Other examples of such many-proof theorems include:

1) Harmonic series diverges

There are at least 8 proofs of this fact based on different ideas. The first four of them can be found under this link: https://proofwiki.org/wiki/Harmonic_Series_is_Divergent

The other four are of the following form: "If a subseries diverges, then the whole series diverges too.

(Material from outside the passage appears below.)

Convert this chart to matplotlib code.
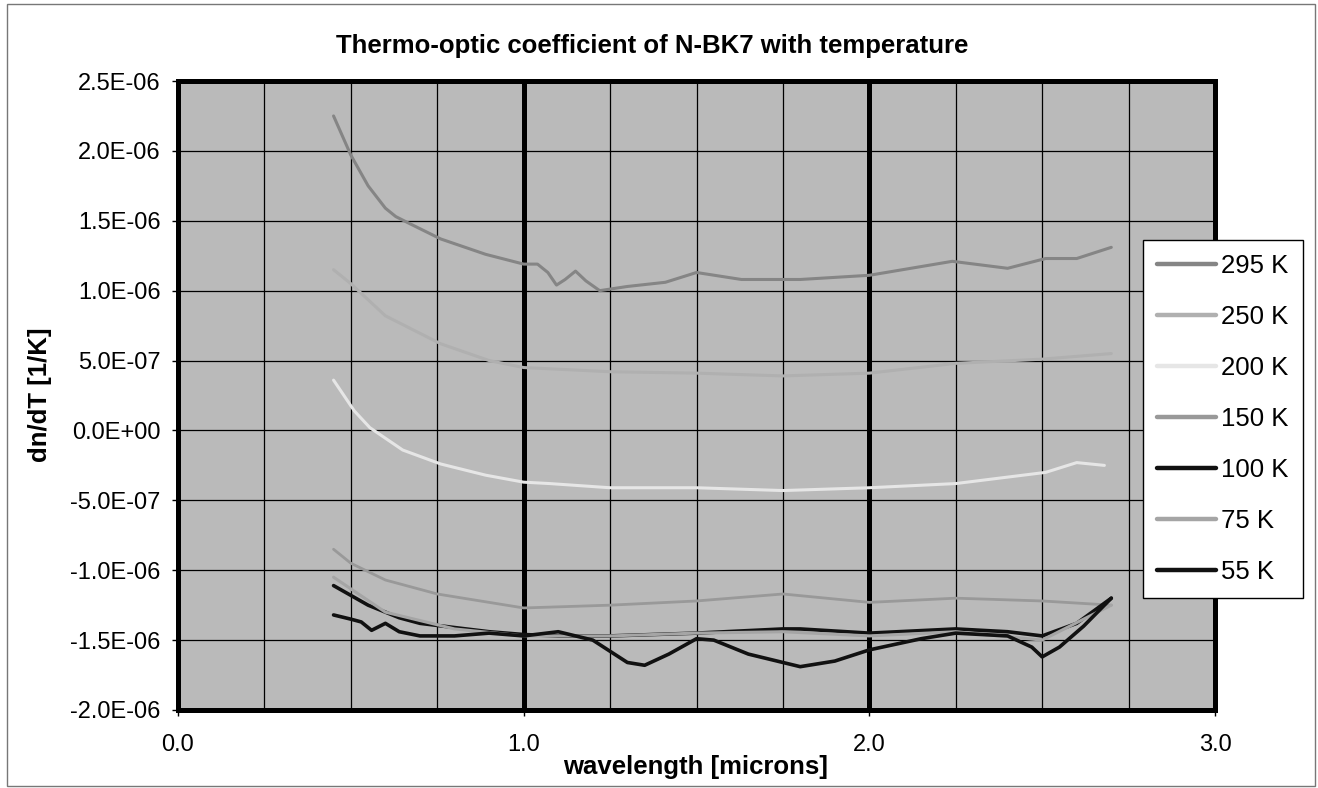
import matplotlib
matplotlib.use("Agg")
import matplotlib.pyplot as plt
from matplotlib.ticker import FuncFormatter, MultipleLocator
from matplotlib.patches import Rectangle

plt.rcParams['font.family'] = ['Liberation Sans', 'DejaVu Sans']

# ---- data (wavelength in microns, dn/dT in units of 1E-06 1/K) ----
wl_295 = [0.45, 0.50, 0.55, 0.60, 0.63, 0.67, 0.76, 0.89, 1.00, 1.04, 1.07, 1.095, 1.12, 1.15,
          1.18, 1.22, 1.30, 1.41, 1.50, 1.63, 1.80, 2.00, 2.24, 2.40, 2.51, 2.60, 2.70]
dn_295 = [2.25, 1.97, 1.75, 1.59, 1.53, 1.48, 1.37, 1.26, 1.19, 1.19, 1.13, 1.04, 1.08, 1.14,
          1.07, 1.00, 1.03, 1.06, 1.13, 1.08, 1.08, 1.11, 1.21, 1.16, 1.23, 1.23, 1.31]

wl_250 = [0.45, 0.50, 0.60, 0.76, 0.90, 1.00, 1.25, 1.50, 1.75, 2.00, 2.25, 2.50, 2.70]
dn_250 = [1.15, 1.05, 0.82, 0.62, 0.50, 0.45, 0.42, 0.41, 0.39, 0.41, 0.48, 0.51, 0.55]

wl_200 = [0.45, 0.51, 0.555, 0.65, 0.76, 0.89, 1.00, 1.075, 1.25, 1.50, 1.75, 2.00, 2.25,
          2.51, 2.60, 2.68]
dn_200 = [0.36, 0.14, 0.02, -0.14, -0.24, -0.32, -0.37, -0.38, -0.41, -0.41, -0.43, -0.41,
          -0.38, -0.30, -0.23, -0.25]

wl_150 = [0.45, 0.50, 0.60, 0.75, 1.00, 1.25, 1.50, 1.75, 2.00, 2.25, 2.50, 2.70]
dn_150 = [-0.85, -0.95, -1.07, -1.17, -1.27, -1.25, -1.22, -1.17, -1.23, -1.20, -1.22, -1.25]

wl_100 = [0.45, 0.50, 0.55, 0.60, 0.64, 0.70, 0.80, 0.90, 1.00, 1.10, 1.25, 1.50, 1.75, 1.80,
          2.00, 2.25, 2.40, 2.50, 2.60, 2.70]
dn_100 = [-1.11, -1.18, -1.25, -1.30, -1.34, -1.38, -1.41, -1.44, -1.46, -1.47, -1.47, -1.45,
          -1.42, -1.42, -1.45, -1.42, -1.44, -1.47, -1.38, -1.20]

wl_75 = [0.45, 0.60, 0.80, 1.00, 1.25, 1.50, 1.75, 2.00, 2.25, 2.50, 2.70]
dn_75 = [-1.05, -1.30, -1.42, -1.47, -1.47, -1.45, -1.44, -1.47, -1.44, -1.50, -1.25]

wl_55 = [0.45, 0.50, 0.53, 0.56, 0.60, 0.64, 0.70, 0.80, 0.90, 1.00, 1.10, 1.20, 1.25, 1.30,
         1.35, 1.42, 1.50, 1.55, 1.65, 1.80, 1.90, 2.00, 2.15, 2.25, 2.40, 2.47, 2.50, 2.55,
         2.62, 2.70]
dn_55 = [-1.32, -1.35, -1.37, -1.43, -1.38, -1.44, -1.47, -1.47, -1.45, -1.47, -1.44, -1.50,
         -1.58, -1.66, -1.68, -1.60, -1.49, -1.50, -1.60, -1.69, -1.65, -1.57, -1.49, -1.45,
         -1.47, -1.55, -1.62, -1.55, -1.40, -1.20]

series = [
    ("295 K", wl_295, dn_295),
    ("250 K", wl_250, dn_250),
    ("200 K", wl_200, dn_200),
    ("150 K", wl_150, dn_150),
    ("100 K", wl_100, dn_100),
    ("75 K", wl_75, dn_75),
    ("55 K", wl_55, dn_55),
]
colors = ["#858585", "#b0b0b0", "#e6e6e6", "#999999", "#111111", "#a5a5a5", "#111111"]
widths = [2.2, 2.2, 2.2, 2.0, 2.6, 2.2, 2.6]

W, H = 1318, 788
fig = plt.figure(figsize=(W / 100, H / 100), dpi=100)
fig.patch.set_facecolor("white")
ax = fig.add_axes([178 / W, 1 - 710 / H, 1037 / W, 629 / H])
ax.set_facecolor("#bababa")

for (lab, x, y), c, lw in zip(series, colors, widths):
    ax.plot(x, [v * 1e-6 for v in y], color=c, lw=lw, label=lab, solid_capstyle="round",
            solid_joinstyle="round", zorder=3)

ax.set_xlim(0, 3.0)
ax.set_ylim(-2.0e-6, 2.5e-6)
ax.xaxis.set_major_locator(MultipleLocator(1.0))
ax.xaxis.set_minor_locator(MultipleLocator(0.25))
ax.yaxis.set_major_locator(MultipleLocator(0.5e-6))
ax.xaxis.set_major_formatter(FuncFormatter(lambda v, p: f"{v:.1f}"))
ax.yaxis.set_major_formatter(FuncFormatter(lambda v, p: f"{v:.1E}"))

ax.xaxis.grid(True, which="minor", color="black", lw=0.9, zorder=1)
ax.xaxis.grid(True, which="major", color="black", lw=3.6, zorder=1)
ax.yaxis.grid(True, which="major", color="black", lw=0.9, zorder=1)
ax.set_axisbelow(True)

ax.tick_params(axis="both", which="major", direction="out", length=4.5, width=1,
               labelsize=17)
ax.tick_params(axis="x", which="major", pad=13)
ax.tick_params(axis="y", which="major", pad=8)
ax.tick_params(axis="x", which="minor", length=0)

for s in ax.spines.values():
    s.set_linewidth(3.6)
    s.set_color("black")

fig.text(652 / W, 1 - 46 / H, "Thermo-optic coefficient of N-BK7 with temperature",
         ha="center", va="center", fontsize=18.5, fontweight="bold")
fig.text(696 / W, 1 - 767 / H, "wavelength [microns]", ha="center", va="center",
         fontsize=18.5, fontweight="bold")
fig.text(40 / W, 1 - 395 / H, "dn/dT [1/K]", ha="center", va="center", rotation=90,
         fontsize=18.5, fontweight="bold")

leg = ax.legend(loc="upper left", bbox_to_anchor=((1143 - 178) / 1037, (710 - 240) / 629),
                frameon=True, fancybox=False, shadow=False, fontsize=18.5,
                handlelength=2.3, handletextpad=0.2, labelspacing=1.05,
                borderpad=0.55, borderaxespad=0.0)
leg.get_frame().set_edgecolor("black")
leg.get_frame().set_linewidth(1.0)
leg.get_frame().set_facecolor("white")
leg.get_frame().set_alpha(1.0)
for line in leg.get_lines():
    line.set_linewidth(3.2)
leg.set_zorder(10)

fig.add_artist(Rectangle((7 / W, 2 / H), (1315 - 7) / W, (786 - 4) / H,
                         transform=fig.transFigure, fill=False, edgecolor="#777777", lw=1))

fig.savefig("out.png", dpi=100)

Now let's prove that the subseries of harmonic series, that formed only by reciprocals of primes diverges..."

And there are at least four different ways to prove it: https://en.wikipedia.org/wiki/Divergence_of_the_sum_of_the_reciprocals_of_the_primes

2) Variance of a random variable with support in $[0; 1]$ does not exceed $\frac{1}{4}$

There are at least three proofs of this, based on different ideas: What is the largest possible variance of a random variable on $[0; 1]$?

3) No group is both a direct product and a direct product of non-trivial groups

There are at least three proofs of this, based on different ideas: Does there exist a group that is both a free product and a direct product of nontrivial groups?

4) $(\mathbb{Q}, +)$ is not a direct product of any two non-trivial groups

There are at least three proofs of this, based on different ideas: Is $(\mathbb{Q},+)$ the direct product of two non-trivial subgroups?